Starbucks' "third place" ethos has evolved beyond being a community hub for coffee lovers.

Over the years, cafés have become makeshift offices for remote workers as well as temporary shelters for homeless people. But the latter can challenge store workers who are not trained to help people in crisis. Recently, the Seattle-based chain has opted to bring in outreach workers to assist homeless people, The Guardian reported.

Starbucks cafés in eight US cities, including Seattle, Los Angeles, Philadelphia, and Chicago, are part of the two-year-old program, according to the article. The chain contracts with various nonprofit partners who send outreach workers to visit cafés to consult with and offer services to homeless people, such as information on local shelters and soup kitchens.

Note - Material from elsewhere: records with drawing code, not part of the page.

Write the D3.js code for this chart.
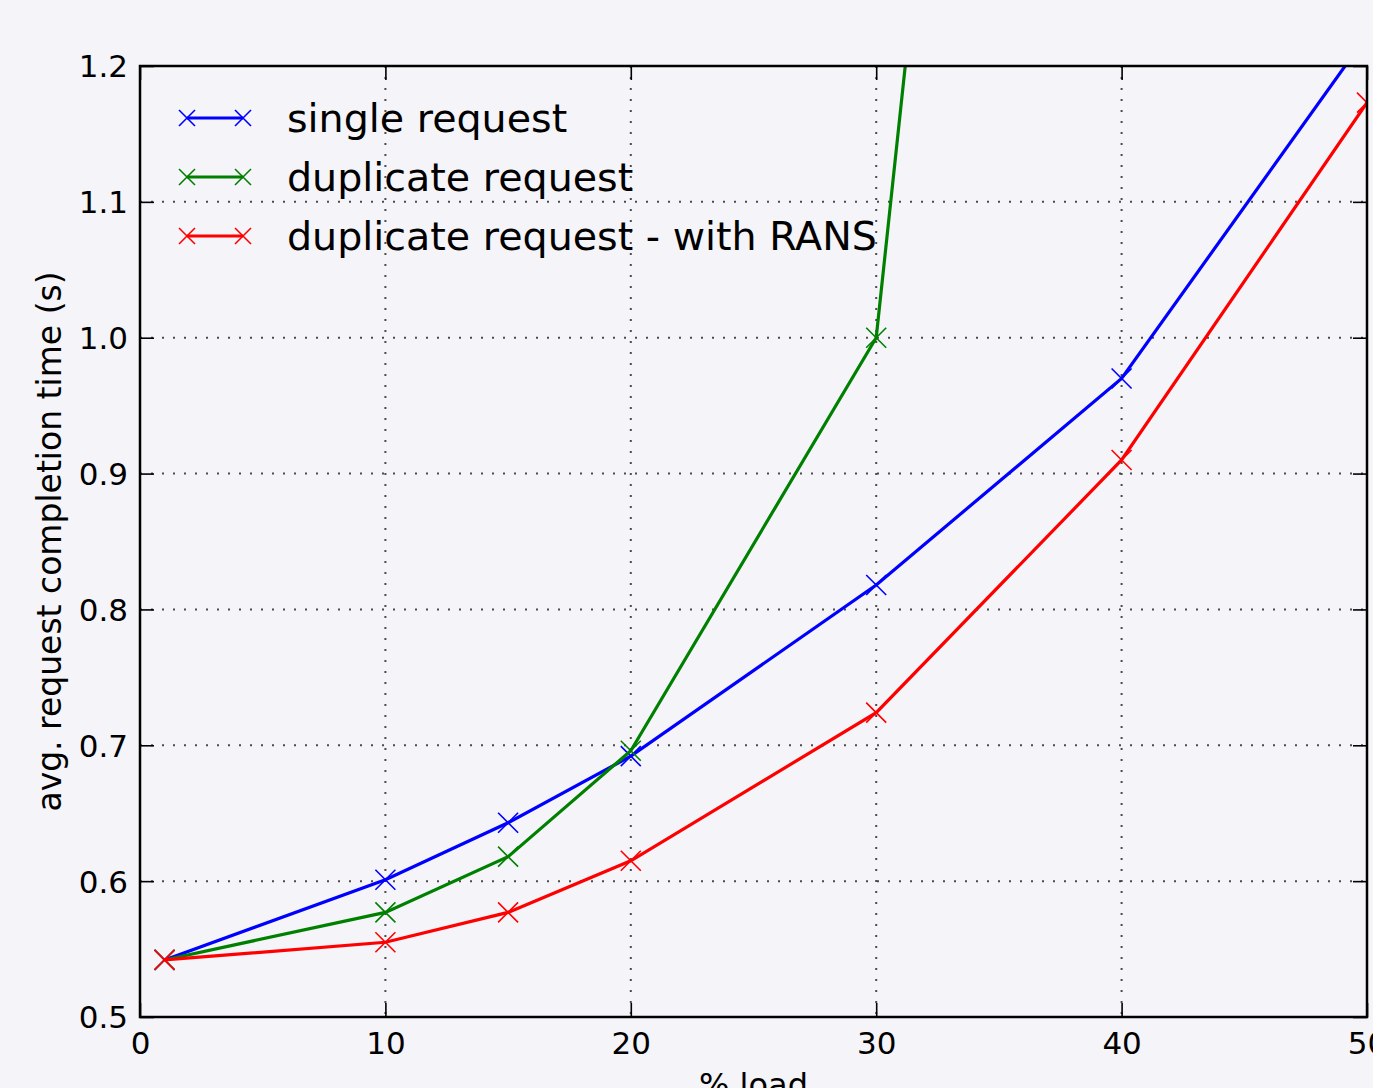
<!DOCTYPE html>
<html>
<head>
<meta charset="utf-8">
<script src="https://cdn.jsdelivr.net/npm/d3@7"></script>
<style>
  html, body { margin: 0; padding: 0; background: #f5f4f9; }
  svg { display: block; font-family: "DejaVu Sans", sans-serif; }
</style>
</head>
<body>
<svg id="chart" width="1373" height="1088"></svg>
<script>
const loads = [1, 10, 15, 20, 30, 40, 50];
const singleRequest = [0.542, 0.601, 0.643, 0.692, 0.818, 0.970, 1.2225];
const duplicateLoads = [1, 10, 15, 20, 30, 40];
const duplicateRequest = [0.542, 0.577, 0.618, 0.696, 1.000, 2.69];
const duplicateRans = [0.542, 0.555, 0.577, 0.615, 0.724, 0.910, 1.173];
const seriesNames = ["single request", "duplicate request", "duplicate request - with RANS"];
const seriesColors = ["#0000ff", "#008000", "#ff0000"];
const xTicks = [0, 10, 20, 30, 40, 50];
const yTicks = [0.5, 0.6, 0.7, 0.8, 0.9, 1.0, 1.1, 1.2];

(function () {
const series = [
  { name: seriesNames[0], color: seriesColors[0], pts: loads.map((v, i) => [v, singleRequest[i]]) },
  { name: seriesNames[1], color: seriesColors[1], pts: duplicateLoads.map((v, i) => [v, duplicateRequest[i]]) },
  { name: seriesNames[2], color: seriesColors[2], pts: loads.map((v, i) => [v, duplicateRans[i]]) }
];

const svg = d3.select("#chart");
const pL = 140, pR = 1367, pT = 66, pB = 1017;
const x = d3.scaleLinear().domain([0, 50]).range([pL, pR]);
const y = d3.scaleLinear().domain([0.5, 1.2]).range([pB, pT]);

svg.append("rect").attr("width", 1373).attr("height", 1088).attr("fill", "#f5f4f9");

svg.append("defs").append("clipPath").attr("id", "clip")
  .append("rect").attr("x", pL).attr("y", pT).attr("width", pR - pL).attr("height", pB - pT);

// grid
const grid = svg.append("g");
grid.selectAll("line.gx").data(xTicks.slice(1, -1)).join("line").attr("class", "gx")
  .attr("x1", d => x(d)).attr("x2", d => x(d)).attr("y1", pT).attr("y2", pB)
  .attr("stroke", "#222").attr("stroke-width", 2).attr("stroke-dasharray", "2,9").attr("stroke-opacity", 0.8);
grid.selectAll("line.gy").data(yTicks.slice(1, -1)).join("line").attr("class", "gy")
  .attr("y1", d => y(d)).attr("y2", d => y(d)).attr("x1", pL).attr("x2", pR)
  .attr("stroke", "#222").attr("stroke-width", 2).attr("stroke-dasharray", "2,9").attr("stroke-opacity", 0.8);

// lines
const line = d3.line().x(d => x(d[0])).y(d => y(d[1]));
const plot = svg.append("g").attr("clip-path", "url(#clip)");
series.forEach(s => {
  plot.append("path").datum(s.pts).attr("d", line)
    .attr("fill", "none").attr("stroke", s.color).attr("stroke-width", 3.2);
  const m = 10;
  plot.selectAll(null).data(s.pts).join("path")
    .attr("d", d => `M${x(d[0]) - m},${y(d[1]) - m}L${x(d[0]) + m},${y(d[1]) + m}M${x(d[0]) - m},${y(d[1]) + m}L${x(d[0]) + m},${y(d[1]) - m}`)
    .attr("stroke", s.color).attr("stroke-width", 1.6).attr("fill", "none");
});

// axes
const tickLen = 14;
const axB = svg.append("g").attr("transform", `translate(0,${pB})`)
  .call(d3.axisBottom(x).tickValues(xTicks).tickFormat(d3.format("d")).tickSizeInner(-tickLen).tickSizeOuter(0).tickPadding(14));
const axT = svg.append("g").attr("transform", `translate(0,${pT})`)
  .call(d3.axisTop(x).tickValues(xTicks).tickFormat("").tickSizeInner(-tickLen).tickSizeOuter(0));
const axL = svg.append("g").attr("transform", `translate(${pL},0)`)
  .call(d3.axisLeft(y).tickValues(yTicks).tickFormat(d3.format(".1f")).tickSizeInner(-tickLen).tickSizeOuter(0).tickPadding(12));
const axR = svg.append("g").attr("transform", `translate(${pR},0)`)
  .call(d3.axisRight(y).tickValues(yTicks).tickFormat("").tickSizeInner(-tickLen).tickSizeOuter(0));
[axB, axT, axL, axR].forEach(a => {
  a.select(".domain").remove();
  a.selectAll(".tick line").attr("stroke", "#000").attr("stroke-width", 1.6);
  a.selectAll(".tick text").attr("fill", "#000").attr("font-size", 31).attr("font-family", "DejaVu Sans");
});
axL.selectAll(".tick text").attr("dy", "0.35em");
axB.selectAll(".tick text").attr("dy", "0.75em");

svg.append("rect").attr("x", pL).attr("y", pT).attr("width", pR - pL).attr("height", pB - pT)
  .attr("fill", "none").attr("stroke", "#000").attr("stroke-width", 2.5);

// labels
svg.append("text").attr("transform", `translate(61,${(pT + pB) / 2}) rotate(-90)`)
  .attr("text-anchor", "middle").attr("font-size", 33).attr("fill", "#000").text("avg. request completion time (s)");
svg.append("text").attr("x", (pL + pR) / 2).attr("y", 1096)
  .attr("text-anchor", "middle").attr("font-size", 32).attr("fill", "#000").text("% load");

// legend
const leg = svg.append("g");
series.forEach((s, i) => {
  const cy = 118 + i * 59;
  leg.append("line").attr("x1", 187).attr("x2", 243).attr("y1", cy).attr("y2", cy)
    .attr("stroke", s.color).attr("stroke-width", 3.2);
  [187, 243].forEach(cx => {
    leg.append("path").attr("d", `M${cx - 8},${cy - 8}L${cx + 8},${cy + 8}M${cx - 8},${cy + 8}L${cx + 8},${cy - 8}`)
      .attr("stroke", s.color).attr("stroke-width", 1.6);
  });
  leg.append("text").attr("x", 287).attr("y", cy).attr("dy", "0.35em")
    .attr("font-size", 39.6).attr("fill", "#000").text(s.name);
});
})();
</script>
</body>
</html>
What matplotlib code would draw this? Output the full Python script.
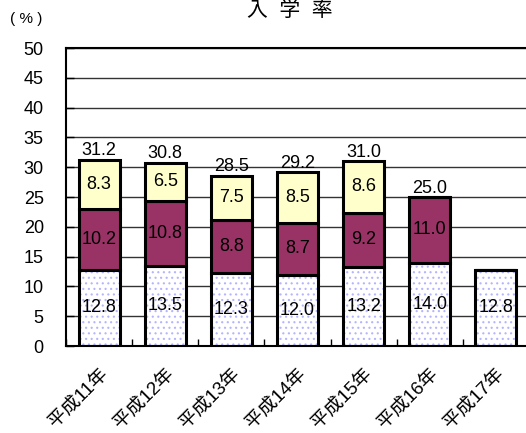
import matplotlib
matplotlib.use("Agg")
import matplotlib.pyplot as plt
import matplotlib.transforms as mtransforms
import numpy as np

plt.rcParams['font.family'] = ['Liberation Sans', 'Noto Sans CJK JP', 'DejaVu Sans']

# data
years = ["平成11年", "平成12年", "平成13年", "平成14年", "平成15年", "平成16年", "平成17年"]
bottom_vals = [12.8, 13.5, 12.3, 12.0, 13.2, 14.0, 12.8]
middle_vals = [10.2, 10.8, 8.8, 8.7, 9.2, 11.0, None]
top_vals = [8.3, 6.5, 7.5, 8.5, 8.6, None, None]
totals = [31.2, 30.8, 28.5, 29.2, 31.0, 25.0, None]

x = np.arange(len(years))
w = 0.62

fig = plt.figure(figsize=(5.26, 4.33), dpi=100)
ax = fig.add_axes([0.1255, 0.2009, 0.880, 0.688])

# bottom segment: white with light blue dots
plt.rcParams['hatch.linewidth'] = 0.8
b1 = np.array(bottom_vals)
ax.bar(x, b1, w, color="white", edgecolor="#b4b4ff", hatch="...", linewidth=0, zorder=2)
ax.bar(x, b1, w, fill=False, edgecolor="black", linewidth=2.2, zorder=3)

mid = np.array([v if v is not None else 0 for v in middle_vals])
ax.bar(x, mid, w, bottom=b1, color="#993366", edgecolor="black", linewidth=2.2, zorder=3)
top = np.array([v if v is not None else 0 for v in top_vals])
ax.bar(x, top, w, bottom=b1 + mid, color="#ffffcc", edgecolor="black", linewidth=2.2, zorder=3)

fs = 13
for i in range(len(years)):
    ax.text(x[i], b1[i] / 2, f"{bottom_vals[i]:.1f}", ha="center", va="center", fontsize=fs, zorder=4)
    if middle_vals[i] is not None:
        ax.text(x[i], b1[i] + mid[i] / 2, f"{middle_vals[i]:.1f}", ha="center", va="center", fontsize=fs, zorder=4)
    if top_vals[i] is not None:
        ax.text(x[i], b1[i] + mid[i] + top[i] / 2, f"{top_vals[i]:.1f}", ha="center", va="center", fontsize=fs, zorder=4)
    if totals[i] is not None:
        ax.text(x[i], b1[i] + mid[i] + top[i] + 0.05, f"{totals[i]:.1f}", ha="center", va="bottom", fontsize=fs, zorder=4)

ax.set_xlim(-0.5, len(years) - 0.5)
ax.set_ylim(0, 50)
ax.set_yticks(np.arange(0, 51, 5))
ax.yaxis.grid(True, color="#333333", linewidth=1, zorder=0)
ax.set_axisbelow(True)

ax.set_xticks(x)
ax.set_xticklabels(years, rotation=45, ha="right", rotation_mode="anchor", fontsize=13.5)
shift = mtransforms.ScaledTranslation(-8 / 100, 0, fig.dpi_scale_trans)
for lbl in ax.get_xticklabels():
    lbl.set_transform(lbl.get_transform() + shift)
ax.set_xticks(np.arange(-0.5, len(years), 1), minor=True)
ax.tick_params(axis="x", which="major", length=0, pad=14)
ax.tick_params(axis="x", which="minor", direction="in", length=5, width=1)
ax.tick_params(axis="y", direction="in", length=6, width=1, labelsize=13, pad=16)

ax.spines["right"].set_visible(False)
ax.spines["top"].set_linewidth(1.5)
ax.spines["left"].set_linewidth(1.5)
ax.spines["bottom"].set_linewidth(1.5)

fig.text(0.551, 1 - 10 / 433, "入  学  率", ha="center", va="center", fontsize=15)
fig.text(0.05, 1 - 19 / 433, "( % )", ha="center", va="center", fontsize=11)

fig.savefig("out.png", dpi=100)
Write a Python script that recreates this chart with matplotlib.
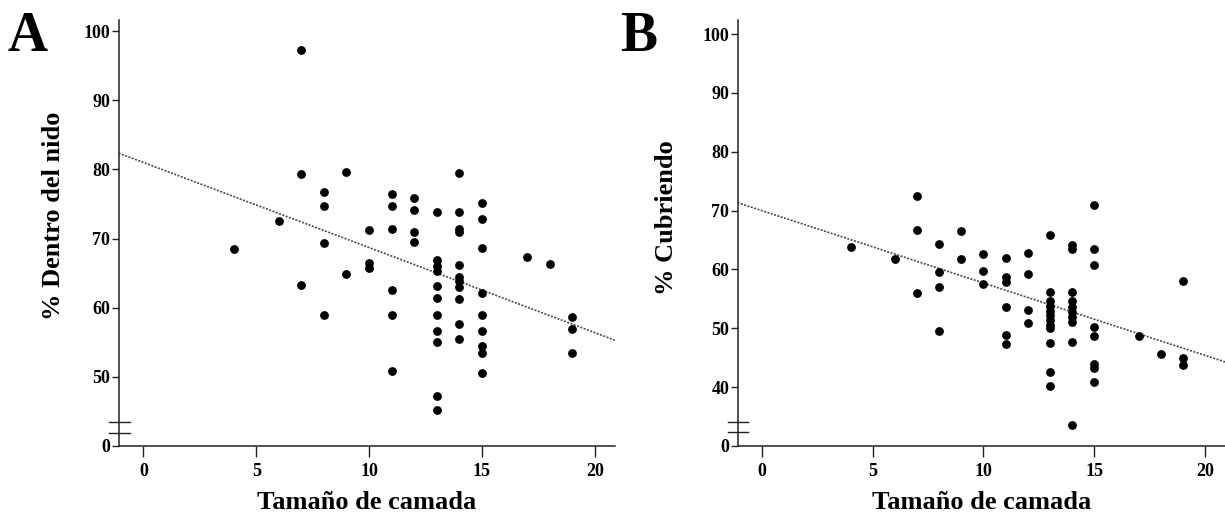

Starbucks did not immediately return a request for comment.  

A chain spokesperson told The Guardian that the program, launched in 2020, aims to support and strengthen the communities around its stores.

With this program specifically, Starbucks "wanted to be a part of the solution" alongside nonprofits with experience in this area, the spokesperson told the Guardian.

The Starbucks program underscores how top national chains have adopted policies to assist employees and the wider public, filling a role traditionally met by local and federal agencies. In 2020, Starbucks, Chipotle, and Costco led the way in mandating mask-wearing in their stores.

Since 2018, Starbucks has had an "open door" policy to give bathroom access to nonpaying customers. The company changed its bathroom policy after a racial-discrimination incident in which a Black customer was denied access to the bathroom.

"We don't want to become a public bathroom, but we're going to make the right decision a hundred percent of the time and give people the key," Starbucks CEO Howard Schultz told the Seattle Times at the time.

But last year, citing safety concerns for its employees, Schultz, who is now the interim CEO, hinted that the policy might change. "I don't know if we can keep bathrooms open," he said during the New York Times's DealBook D.C. policy forum.

In 2022, Starbucks said it closed 16 stores to protect the health and safety of its employees. At the time, the company said modifying bathroom policies and "partnering with local outreach workers" is one way Starbucks is working to help stores. 

"We want you to know that creating a safe, welcoming, and kind third place is our top priority. Because simply put, we cannot serve as partners if we don't first feel safe at work," company executives told employees last year

According to federal data, the number of homeless people has remained relatively flat since the pandemic. The US Department of Housing and Urban Development said in a December report that about 582,462 people were without shelter on a single night in January 2022. That's up .3%, or 1,996 people, since 2020. 

Last year, Starbucks pledged nearly $500,000 to support homeless programs in Seattle, where the chronic homeless population has increased 42% annually over the past four years.